J3.2 GOES-R: The Future of NOAA's Geostationary Environmental Satellites

Tuesday, 24 January 2017: 9:00 AM
620 (Washington State Convention Center )
Michael Stringer, NOAA/NESDIS, Greenbelt, MD; and G. Mandt

NOAA's Geostationary Operational Environmental Satellites (GOES) are a mainstay of weather forecasts and environmental monitoring in the United States. The next generation of GOES satellites, known as the GOES-R Series, represents significant advancements in the near real-time observation of severe weather across the Western hemisphere. The GOES-R satellite, the first in the series that includes GOES-R, GOES-S, GOES-T and GOES-U, launched on November 4, 2016 from Cape Canaveral, Florida. The GOES-R satellite is now known as GOES-16.

The GOES-R Series' primary instrument, the Advanced Baseline Imager (ABI), provides 3x more spectral information, with 4x better resolution, 5x times faster than the current GOES, allowing for “nowcasting” of severe storms. GOES-R is flying the first operational lightning mapper in geostationary orbit, the Geostationary Lightning Mapper (GLM), which measures total lightning (in-cloud, cloud-to-cloud and cloud-to-ground) activity continuously over the Americas and adjacent ocean regions. Used in combination with radar, satellite data, and surface observations, total lightning data from GLM has great potential to increase lead time for severe thunderstorm and tornado warnings and reduce false alarm rates.

The GOES-R series also hosts a suite of instruments that provide significantly improved detection of approaching space weather hazards. The Solar Ultraviolet Imager (SUVI) and Extreme Ultraviolet and X-ray Irradiance Sensors (EXIS) will provide improved imaging of the sun and detection of solar eruptions, while the Space Environment In-Situ Suite (SEISS) and Magnetometer will more accurately monitor, respectively, energetic particles and the magnetic field variations that are associated with space weather.
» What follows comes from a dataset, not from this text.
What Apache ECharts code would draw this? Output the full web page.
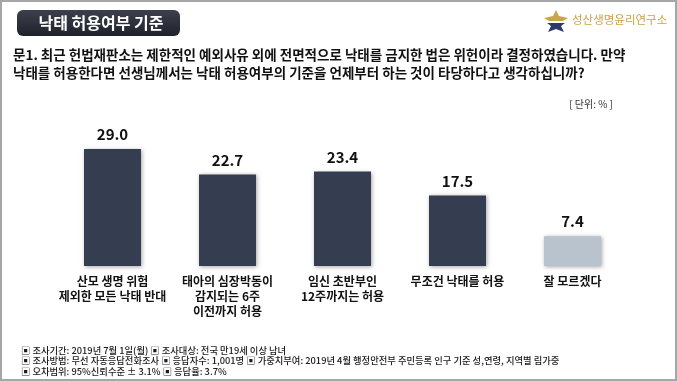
<!DOCTYPE html>
<html>
<head>
<meta charset="utf-8">
<script src="https://cdn.jsdelivr.net/npm/echarts@6/dist/echarts.min.js"></script>
<style>
html,body{margin:0;padding:0;background:#fff;}
#c{width:677px;height:381px;}
</style>
</head>
<body>
<div id="c"></div>
<script>
var categories = ['산모 생명 위험\n제외한 모든 낙태 반대', '태아의 심장박동이\n감지되는 6주\n이전까지 허용', '임신 초반부인\n12주까지는 허용', '무조건 낙태를 허용', '잘 모르겠다'];
var values = [29.0, 22.7, 23.4, 17.5, 7.4];
var barColors = ['#343e50', '#343e50', '#343e50', '#343e50', '#b9c3cd'];
var titleText = '낙태 허용여부 기준';
var questionLines = ['문1. 최근 헌법재판소는 제한적인 예외사유 외에 전면적으로 낙태를 금지한 법은 위헌이라 결정하였습니다. 만약', '낙태를 허용한다면 선생님께서는 낙태 허용여부의 기준을 언제부터 하는 것이 타당하다고 생각하십니까?'];
var unitText = '[ 단위: % ]';
var logoText = '성산생명윤리연구소';
var footerLines = ['▣ 조사기간: 2019년 7월 1일(월) ▣ 조사대상: 전국 만19세 이상 남녀', '▣ 조사방법: 무선 자동응답전화조사 ▣ 응답자수: 1,001명 ▣ 가중치부여: 2019년 4월 행정안전부 주민등록 인구 기준 성,연령, 지역별 림가중', '▣ 오차범위: 95%신뢰수준 ± 3.1% ▣ 응답율: 3.7%'];

var FONT = '"Noto Sans CJK KR", "Noto Sans", sans-serif';
var chart = echarts.init(document.getElementById('c'));

var graphics = [
  {type:'rect', shape:{x:1, y:1, width:675, height:379}, style:{fill:'none', stroke:'#a6a6a6', lineWidth:2}, z:10},
  {type:'rect', shape:{x:17, y:10, width:163, height:26, r:6},
   style:{fill:new echarts.graphic.LinearGradient(0,0,0,1,[{offset:0,color:'#3b404c'},{offset:1,color:'#1f222b'}])}},
  {type:'text', x:101, y:23, style:{text:titleText, fill:'#fff', font:'bold 16px '+FONT, textAlign:'center', textVerticalAlign:'middle'}},
  // logo icon
  {type:'polygon', shape:{points:[[556,10],[559,16],[568,18],[563,21],[549,21],[544,18],[553,16]]}, style:{fill:'#c9a648'}},
  {type:'rect', shape:{x:546, y:21, width:20, height:2}, style:{fill:'#ffffff'}},
  {type:'polygon', shape:{points:[[547,23],[565,23],[561,26],[564,32],[556,29],[548,32],[551,26]]}, style:{fill:'#2f3a6b'}},
  {type:'text', x:572, y:20, style:{text:logoText, fill:'#c9a43f', font:'11.5px '+FONT, textAlign:'left', textVerticalAlign:'middle'}},
  {type:'text', x:13, y:55, style:{text:questionLines[0], fill:'#111', font:'bold 13.5px '+FONT, textAlign:'left', textVerticalAlign:'middle'}},
  {type:'text', x:13, y:73, style:{text:questionLines[1], fill:'#111', font:'bold 13.5px '+FONT, textAlign:'left', textVerticalAlign:'middle'}},
  {type:'text', x:613, y:104, style:{text:unitText, fill:'#333', font:'10px '+FONT, textAlign:'right', textVerticalAlign:'middle'}}
];
footerLines.forEach(function(t, i){
  graphics.push({type:'text', x:21, y:350 + i*10.5, style:{text:t, fill:'#1a1a1a', font:'500 9.3px '+FONT, textAlign:'left', textVerticalAlign:'middle'}});
});

chart.setOption({
  animation:false,
  grid:{left:55, right:47, top:145, bottom:115},
  xAxis:{type:'category', data:categories,
    axisLine:{show:false}, axisTick:{show:false},
    axisLabel:{interval:0, margin:8, color:'#111', fontFamily:FONT, fontWeight:'bold', fontSize:12, lineHeight:15}},
  yAxis:{type:'value', min:0, max:30, show:false, splitLine:{show:false}},
  series:[{type:'bar', barWidth:57,
    data: values.map(function(v,i){return {value:v, itemStyle:{color:barColors[i]}};}),
    itemStyle:{shadowBlur:4, shadowColor:'rgba(0,0,0,0.35)', shadowOffsetX:1, shadowOffsetY:1},
    label:{show:true, position:'top', distance:7, color:'#111', fontFamily:FONT, fontWeight:'bold', fontSize:15,
      formatter:function(p){return p.value.toFixed(1);}}
  }],
  graphic:graphics
});
</script>
</body>
</html>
This presentation will provide a post-launch status, data release strategy and timeline, activities leading to an operational GOES-R system, developments in user preparedness, and an update on the integration and test status of GOES-S. The GOES-R Series’ new instruments, advanced spacecraft, and ground system will allow for a host of new environmental products and services, while improving most of the products and services that are currently provided. The new observations will contribute to dramatically improved weather, water, and space environmental services in the next decades, enhancing public safety and providing economic benefits to the U.S. and our international partners.